Stored records:
++++++++
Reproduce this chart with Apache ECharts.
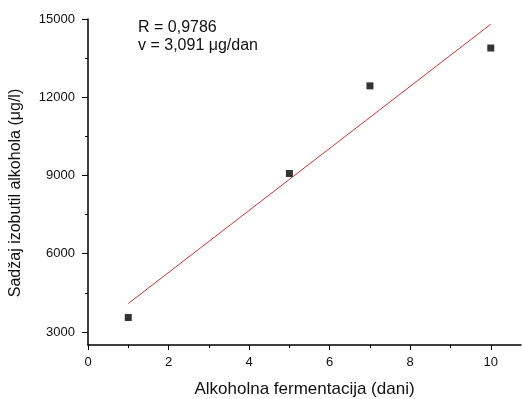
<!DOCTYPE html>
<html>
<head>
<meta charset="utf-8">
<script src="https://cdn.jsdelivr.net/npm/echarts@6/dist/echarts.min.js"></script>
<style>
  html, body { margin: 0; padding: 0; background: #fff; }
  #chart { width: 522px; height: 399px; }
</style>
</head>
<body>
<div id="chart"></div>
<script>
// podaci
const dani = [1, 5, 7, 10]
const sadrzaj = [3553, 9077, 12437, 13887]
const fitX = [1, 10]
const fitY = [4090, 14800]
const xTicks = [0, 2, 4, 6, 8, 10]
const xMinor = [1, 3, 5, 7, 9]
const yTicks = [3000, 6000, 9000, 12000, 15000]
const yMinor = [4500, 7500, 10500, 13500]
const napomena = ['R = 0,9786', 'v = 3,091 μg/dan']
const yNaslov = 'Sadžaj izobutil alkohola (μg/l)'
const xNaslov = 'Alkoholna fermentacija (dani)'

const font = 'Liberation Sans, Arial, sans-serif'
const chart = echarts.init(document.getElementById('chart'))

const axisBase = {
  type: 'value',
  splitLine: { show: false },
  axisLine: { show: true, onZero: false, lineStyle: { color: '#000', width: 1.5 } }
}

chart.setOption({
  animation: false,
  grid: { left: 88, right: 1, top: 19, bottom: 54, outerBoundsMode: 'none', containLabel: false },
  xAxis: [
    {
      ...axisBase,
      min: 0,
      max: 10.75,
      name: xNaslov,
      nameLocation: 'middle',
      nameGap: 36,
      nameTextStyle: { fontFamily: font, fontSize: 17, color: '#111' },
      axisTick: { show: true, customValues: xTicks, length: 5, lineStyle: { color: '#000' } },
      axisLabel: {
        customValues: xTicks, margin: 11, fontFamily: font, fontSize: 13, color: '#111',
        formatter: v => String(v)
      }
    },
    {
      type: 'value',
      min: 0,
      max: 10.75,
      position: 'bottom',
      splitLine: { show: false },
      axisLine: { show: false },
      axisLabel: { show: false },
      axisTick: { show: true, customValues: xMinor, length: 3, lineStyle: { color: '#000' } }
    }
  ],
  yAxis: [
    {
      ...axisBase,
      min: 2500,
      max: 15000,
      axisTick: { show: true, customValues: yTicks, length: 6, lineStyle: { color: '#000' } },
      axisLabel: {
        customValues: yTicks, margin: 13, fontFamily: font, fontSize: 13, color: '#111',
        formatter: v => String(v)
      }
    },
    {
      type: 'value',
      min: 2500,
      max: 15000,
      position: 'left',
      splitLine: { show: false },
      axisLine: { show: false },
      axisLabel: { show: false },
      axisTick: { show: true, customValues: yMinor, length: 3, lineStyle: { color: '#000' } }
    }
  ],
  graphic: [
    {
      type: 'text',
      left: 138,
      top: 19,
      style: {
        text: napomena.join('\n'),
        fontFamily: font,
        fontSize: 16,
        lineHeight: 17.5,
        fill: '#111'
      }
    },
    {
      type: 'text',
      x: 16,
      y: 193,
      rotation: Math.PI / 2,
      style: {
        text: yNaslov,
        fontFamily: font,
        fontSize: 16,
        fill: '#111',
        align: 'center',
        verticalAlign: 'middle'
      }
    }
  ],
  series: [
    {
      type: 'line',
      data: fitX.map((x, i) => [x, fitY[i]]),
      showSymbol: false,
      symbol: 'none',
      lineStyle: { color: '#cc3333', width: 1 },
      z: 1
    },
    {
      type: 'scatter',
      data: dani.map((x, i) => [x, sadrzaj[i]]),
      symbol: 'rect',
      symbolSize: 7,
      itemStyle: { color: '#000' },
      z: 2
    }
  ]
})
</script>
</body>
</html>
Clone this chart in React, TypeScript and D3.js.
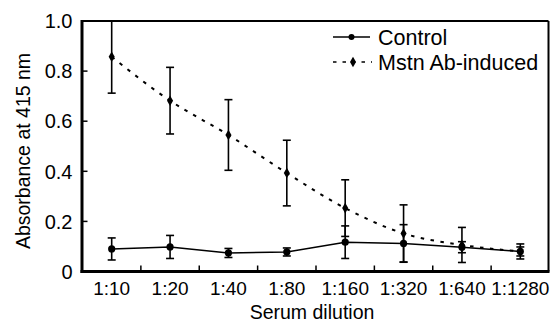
++++++++
§ **Problem to work on**
Locate all lines in the listing above with the word "this". Copy them.

§ **The solution**
Reproduce this chart with Apache ECharts.
Clone this chart in React, TypeScript and D3.js.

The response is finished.